One of the purposes of a roadway drainage ditch is to prevent unsafe accumulations of rainwater on the roadway surface. An open ditch allows water to move fully away from a road surface. In contrast, a piped storm sewer system uses the edge of the roadway surface if there is a curb, or a shallow swale over the former ditch to convey the water until it reaches a catch basin or other point of interception. An open ditch also continuously intercepts rainwater flowing toward the roadway from adjacent land. For these reasons, a roadway drainage ditch is less likely to allow accumulation of water on or near a roadway surface than a storm sewer system.
Roadway Base Drainage
Another purpose of a roadway drainage ditch is to drain water from under the roadway. The base is the foundation for supporting the load of traffic on the asphalt roadway. If water becomes trapped in the base, it weakens the structure of the roadway, leading to premature failure of the roadway. In addition, during cold weather, freezing and thawing of water trapped in the base under the pavement causes rapid deterioration of the pavement. An open ditch of sufficient depth provides continuous drainage of the base.
An open ditch has more capability than a piped system to reduce flooding resulting from heavy rainfall. During an extreme rainfall event, flow in a roadway drainage ditch is usually limited by driveway culverts or water elevations at discharge points, such as intercepting streams. When that happens, each roadway ditch becomes a small detention basin, storing excess water until discharge capacity becomes available. A piped system does not have the capability to store excess water. A piped system also accelerates water flow, making downstream flooding conditions worse.

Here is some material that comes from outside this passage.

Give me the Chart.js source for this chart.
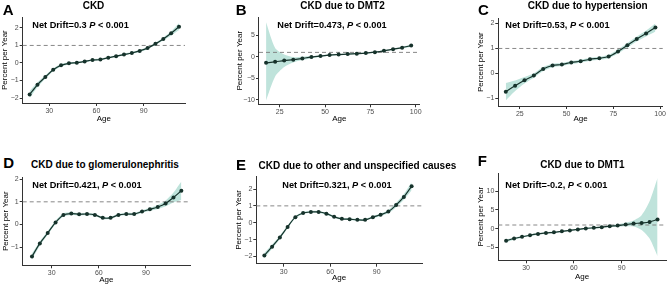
<!DOCTYPE html>
<html>
<head>
<meta charset="utf-8">
<script src="https://cdn.jsdelivr.net/npm/chart.js@4.4.1/dist/chart.umd.min.js"></script>
<style>
  html, body { margin: 0; padding: 0; background: #fff; }
  body { width: 669px; height: 287px; position: relative; overflow: hidden; font-family: "Liberation Sans", Arial, sans-serif; }
  canvas { position: absolute; }
  .t { position: absolute; white-space: nowrap; line-height: 1; color: #000; font-weight: bold; }
</style>
</head>
<body>
<script>
// age group midpoints
const ages20 = [17.5, 22.5, 27.5, 32.5, 37.5, 42.5, 47.5, 52.5, 57.5, 62.5, 67.5, 72.5, 77.5, 82.5, 87.5, 92.5, 97.5, 102.5, 107.5, 112.5];
const ages17 = [17.5, 22.5, 27.5, 32.5, 37.5, 42.5, 47.5, 52.5, 57.5, 62.5, 67.5, 72.5, 77.5, 82.5, 87.5, 92.5, 97.5];

// A: CKD
const ckdVal = [-1.80, -1.24, -0.80, -0.39, -0.13, -0.02, 0.02, 0.09, 0.17, 0.20, 0.30, 0.39, 0.48, 0.57, 0.69, 0.85, 1.09, 1.37, 1.69, 2.07];
const ckdLo  = [-2.00, -1.38, -0.90, -0.47, -0.20, -0.08, -0.03, 0.04, 0.12, 0.15, 0.25, 0.34, 0.43, 0.52, 0.63, 0.79, 1.02, 1.28, 1.57, 1.88];
const ckdHi  = [-1.60, -1.10, -0.70, -0.31, -0.06, 0.04, 0.07, 0.14, 0.22, 0.25, 0.35, 0.44, 0.53, 0.62, 0.75, 0.91, 1.16, 1.46, 1.81, 2.26];

// B: CKD due to DMT2
const dmt2Val = [-1.44, -1.20, -0.90, -0.70, -0.40, -0.10, 0.15, 0.38, 0.50, 0.60, 0.70, 0.83, 1.06, 1.36, 1.74, 2.10, 2.58];
const dmt2Lo  = [-10.2, -4.6, -2.4, -1.35, -0.80, -0.35, -0.05, 0.20, 0.33, 0.45, 0.55, 0.68, 0.90, 1.20, 1.56, 1.88, 2.30];
const dmt2Hi  = [8.0, 2.0, 0.5, -0.10, 0.00, 0.15, 0.35, 0.56, 0.67, 0.75, 0.85, 0.98, 1.22, 1.52, 1.92, 2.32, 2.86];

// C: CKD due to hypertension
const htnVal = [-0.73, -0.49, -0.27, -0.08, 0.18, 0.32, 0.36, 0.44, 0.49, 0.57, 0.61, 0.68, 0.88, 1.13, 1.38, 1.60, 1.84];
const htnLo  = [-1.08, -0.70, -0.40, -0.17, 0.10, 0.25, 0.30, 0.38, 0.43, 0.51, 0.55, 0.61, 0.80, 1.04, 1.28, 1.48, 1.68];
const htnHi  = [-0.38, -0.28, -0.14, 0.01, 0.26, 0.39, 0.42, 0.50, 0.55, 0.63, 0.67, 0.75, 0.96, 1.22, 1.48, 1.72, 2.00];

// D: CKD due to glomerulonephritis
const gnVal = [-1.42, -0.84, -0.38, 0.09, 0.42, 0.48, 0.45, 0.46, 0.42, 0.29, 0.29, 0.42, 0.46, 0.46, 0.57, 0.67, 0.77, 0.93, 1.19, 1.49];
const gnLo  = [-1.55, -0.94, -0.46, 0.02, 0.35, 0.42, 0.40, 0.41, 0.37, 0.24, 0.24, 0.37, 0.41, 0.41, 0.51, 0.60, 0.68, 0.80, 0.97, 1.08];
const gnHi  = [-1.29, -0.74, -0.30, 0.16, 0.49, 0.54, 0.50, 0.51, 0.47, 0.34, 0.34, 0.47, 0.51, 0.51, 0.63, 0.74, 0.86, 1.06, 1.41, 1.90];

// E: CKD due to other and unspecified causes
const othVal = [-1.94, -1.42, -0.87, -0.25, 0.33, 0.58, 0.64, 0.64, 0.54, 0.35, 0.23, 0.21, 0.17, 0.17, 0.33, 0.47, 0.66, 1.05, 1.53, 2.16];
const othLo  = [-2.10, -1.55, -0.97, -0.33, 0.26, 0.52, 0.58, 0.58, 0.48, 0.29, 0.17, 0.15, 0.11, 0.11, 0.26, 0.39, 0.56, 0.92, 1.36, 1.92];
const othHi  = [-1.78, -1.29, -0.77, -0.17, 0.40, 0.64, 0.70, 0.70, 0.60, 0.41, 0.29, 0.27, 0.23, 0.23, 0.40, 0.55, 0.76, 1.18, 1.70, 2.40];

// F: CKD due to DMT1
const dmt1Val = [-3.19, -2.60, -2.15, -1.72, -1.38, -1.12, -0.95, -0.69, -0.43, -0.17, 0.09, 0.26, 0.43, 0.69, 0.86, 1.12, 1.38, 1.55, 1.81, 2.50];
const dmt1Lo  = [-3.6, -2.9, -2.4, -1.95, -1.6, -1.32, -1.15, -0.88, -0.62, -0.36, -0.10, 0.06, 0.22, 0.45, 0.55, 0.65, 0.60, -0.30, -2.6, -7.3];
const dmt1Hi  = [-2.8, -2.3, -1.9, -1.5, -1.16, -0.92, -0.75, -0.50, -0.24, 0.02, 0.28, 0.46, 0.64, 0.93, 1.17, 1.60, 2.20, 3.60, 7.3, 13.5];

const LINE = "#16322b";
const RIBBON = "#bfe3db";
const FONT = '"Liberation Sans", Arial, sans-serif';

Chart.defaults.font.family = FONT;

// layout of each panel (plot area in page pixels)
const panels = [
  { letter: "A", title: "CKD", drift: "0.3", comma: false, ages: ages20, val: ckdVal, lo: ckdLo, hi: ckdHi,
    x: [13.1, 116.3, 30], y: [-2.28, 2.61, 1], area: { l: 22.7, t: 15, r: 185, b: 103 }, yW: 22.5, ageDy: 15.3,
    letterPos: [2.7, 15], titlePos: [93.5, 9.5], driftPos: [32.3, 29] },
  { letter: "B", title: "CKD due to DMT2", drift: "0.473", comma: true, ages: ages17, val: dmt2Val, lo: dmt2Lo, hi: dmt2Hi,
    x: [13.6, 102.2, 25], y: [-11.1, 9.2, 5], area: { l: 259, t: 15, r: 419.7, b: 104.3 }, yW: 24.3, ageDy: 14,
    letterPos: [235.7, 15], titlePos: [342.5, 9.5], driftPos: [277.3, 28.5] },
  { letter: "C", title: "CKD due to hypertension", drift: "0.53", comma: true, ages: ages17, val: htnVal, lo: htnLo, hi: htnHi,
    x: [13.5, 101.4, 25], y: [-1.30, 2.21, 1], area: { l: 498.3, t: 16, r: 664, b: 106 }, yW: 22.1, ageDy: 12.8,
    letterPos: [478, 15], titlePos: [587.7, 9.5], driftPos: [505.3, 28.5] },
  { letter: "D", title: "CKD due to glomerulonephritis", drift: "0.421", comma: true, ages: ages20, val: gnVal, lo: gnLo, hi: gnHi,
    x: [11.6, 118, 30], y: [-1.81, 2.09, 1], area: { l: 22.7, t: 175.7, r: 190, b: 265.3 }, yW: 21.5, ageDy: 14.4,
    letterPos: [3.3, 168], titlePos: [105, 168], driftPos: [32.3, 189] },
  { letter: "E", title: "CKD due to other and unspecified causes", drift: "0.321", comma: true, ages: ages20, val: othVal, lo: othLo, hi: othHi,
    x: [12.3, 119.2, 30], y: [-2.43, 2.76, 1], area: { l: 256.3, t: 174.7, r: 422, b: 263.7 }, yW: 22.1, ageDy: 14.3,
    letterPos: [236, 169.5], titlePos: [357.4, 169], driftPos: [282.3, 189] },
  { letter: "F", title: "CKD due to DMT1", drift: "-0.2", comma: true, ages: ages20, val: dmt1Val, lo: dmt1Lo, hi: dmt1Hi,
    x: [12.6, 117.8, 30], y: [-8.4, 14.8, 5], area: { l: 498.3, t: 171.3, r: 666, b: 260.3 }, yW: 22.1, ageDy: 16.7,
    letterPos: [477.7, 165.7], titlePos: [582.4, 168], driftPos: [505.3, 189] }
];

// dashed reference line at 1 % per year, drawn over the ribbon but under the estimate line
const refLine = {
  id: "refLine",
  beforeDatasetDraw(chart, args) {
    if (args.index !== 0) return;
    const { ctx, chartArea, scales } = chart;
    const y = scales.y.getPixelForValue(1);
    ctx.save();
    ctx.strokeStyle = "#7a7a7a";
    ctx.lineWidth = 0.9;
    ctx.setLineDash([4, 3]);
    ctx.beginPath();
    ctx.moveTo(chartArea.left, y);
    ctx.lineTo(chartArea.right, y);
    ctx.stroke();
    ctx.restore();
  }
};

function addText(html, left, baseline, size, center) {
  const d = document.createElement("div");
  d.className = "t";
  d.innerHTML = html;
  d.style.fontSize = size + "px";
  d.style.left = left + "px";
  d.style.top = (baseline - 0.8465 * size) + "px";
  if (center) d.style.transform = "translateX(-50%)";
  document.body.appendChild(d);
}

const minus = v => String(v).replace("-", "\u2212");

for (const p of panels) {
  const xH = p.ageDy + 4.8;
  const L = Math.floor(p.area.l - p.yW);
  const T = Math.floor(p.area.t) - 3;
  const W = Math.ceil(p.area.r) + 3 - L;
  const H = Math.ceil(p.area.b + xH) + 1 - T;

  const canvas = document.createElement("canvas");
  canvas.width = W;
  canvas.height = H;
  canvas.style.left = L + "px";
  canvas.style.top = T + "px";
  canvas.style.width = W + "px";
  canvas.style.height = H + "px";
  document.body.appendChild(canvas);

  const pts = arr => p.ages.map((a, i) => ({ x: a, y: arr[i] }));

  new Chart(canvas, {
    type: "line",
    data: {
      datasets: [
        { data: pts(p.val), borderColor: LINE, borderWidth: 1.2, pointRadius: 2, pointBackgroundColor: LINE,
          pointBorderWidth: 0, fill: false, tension: 0.3, order: 0 },
        { data: pts(p.hi), borderWidth: 0, pointRadius: 0, fill: false, tension: 0.25, order: 1 },
        { data: pts(p.lo), borderWidth: 0, pointRadius: 0, fill: "-1", backgroundColor: RIBBON, tension: 0.25, order: 2 }
      ]
    },
    options: {
      responsive: false,
      devicePixelRatio: 1,
      animation: false,
      layout: {
        autoPadding: false,
        padding: {
          left: p.area.l - p.yW - L,
          top: p.area.t - T,
          right: L + W - p.area.r,
          bottom: T + H - (p.area.b + xH)
        }
      },
      plugins: { legend: { display: false }, tooltip: { enabled: false } },
      scales: {
        x: {
          type: "linear", min: p.x[0], max: p.x[1],
          border: { display: true, color: "#333", width: 1 },
          grid: { display: true, drawOnChartArea: false, drawTicks: true, tickLength: 3, color: "#333" },
          ticks: { stepSize: p.x[2], includeBounds: false, color: "#4d4d4d", font: { size: 7 }, padding: 1,
                   maxRotation: 0, autoSkip: false, callback: minus },
          title: { display: true, text: "Age", color: "#000", font: { size: 8 }, padding: 0 },
          afterFit: s => { s.height = xH; }
        },
        y: {
          type: "linear", min: p.y[0], max: p.y[1],
          border: { display: true, color: "#333", width: 1 },
          grid: { display: true, drawOnChartArea: false, drawTicks: true, tickLength: 3, color: "#333" },
          ticks: { stepSize: p.y[2], includeBounds: false, color: "#4d4d4d", font: { size: 7 }, padding: 1,
                   autoSkip: false, callback: minus },
          title: { display: true, text: "Percent per Year", color: "#000", font: { size: 8 }, padding: 0 },
          afterFit: s => { s.width = p.yW; }
        }
      }
    },
    plugins: [refLine]
  });

  addText(p.letter, p.letterPos[0], p.letterPos[1], 15, false);
  addText(p.title, p.titlePos[0], p.titlePos[1], 10, true);
  addText("Net Drift=" + p.drift + (p.comma ? "," : "") + " <i>P</i> &lt; 0.001", p.driftPos[0], p.driftPos[1], 9.2, false);
}
</script>
</body>
</html>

Water Quality Issues Improved
An open ditch helps to maintain healthy water quality in receiving streams:
- Vegetation in a roadway drainage ditch provides valuable filtering of water. Roadways gradually accumulate rubber tire wear, lubricants, metal particles, rust fragments, and other substances from the wear and weathering of motor vehicles. These substances, as well as roadway materials loosened by wear and weathering, are washed from roadways by rainwater. Ditch vegetation helps to trap these substances, and reduce flow rates, promoting settlement of solid particles and preventing them from entering the natural waterways. The mowing of roadside ditches should be kept to a minimum in order to maximize filtering.
- Ditches reduce flow rates and increase storage of excess rainwater which helps reduce downstream erosion and the impact on stream habitat caused by high concentrations of suspended solids.
- The detection of illicit discharges is easier in open ditches than in closed piped systems. EPA rules require that non-rainwater discharges be eliminated from urban drainage systems. Such discharges include failing septic system discharges and disposal of solvents, motor vehicle fluids, and cleaning products.
Infrastructure Costs Reduced
Piped drainage systems, including storm sewers, catch basins, manholes, headwalls and under-drain piping are much more costly to construct than roadside ditches. If a piped drainage system is constructed without adding an adequate under-drain system, additional costs are incurred for roadway repair and reconstruction due to roadway deterioration caused by inadequate base drainage.
It is at the Road Superintendent’s discretion to repair, replace or remove any failing drainage structure within the Township’s right-of-way. It is not the obligation of the Township to maintain or improve the storm drainage facilities across any individual’s property.
Coventry Township will not replace failing pipes but will open the ditch wherever possible to improve drainage throughout the Township. Open ditches are preferred to closed ditches wherever applicable.
Per the Ohio Revised Code (5543.16) owners of land shall construct and keep in repair all approaches or driveways from the public roads. Driveway culverts are considered part of the approaches and driveways and are the responsibility of the property owner. Property owners are responsible for the cost of the driveway approach and pipe as well as for the maintenance and repair. Per Ohio Revised Code (5571.16) property owners are required to obtain a permit as approved by the Township Road Superintendent. Please see the Township website at www.coventrytownship.com for the permit application form – also available at the Township Administration Office.
It is important that all Township Ditches be kept clear of obstructions that would impede the flow of water:
- Please do not dump grass clippings, leaves or other debris into/or adjacent to storm water ditches, channels or swales.
- At times, natural obstructions such as trees or tree limbs, beaver dams, brush or bushes may fall into ditches. These obstructions, if left unattended, may cause a ditch to become clogged and overflow.
- Please report any dumping or obstructions in Township ditches to the Coventry Road Department at 330-644-0785, ext. 680.
*This policy and supporting information has been adopted based on the Summit County Engineer’s Ditch Enclosure Policy and Driveway Pipe Policy and Procedure.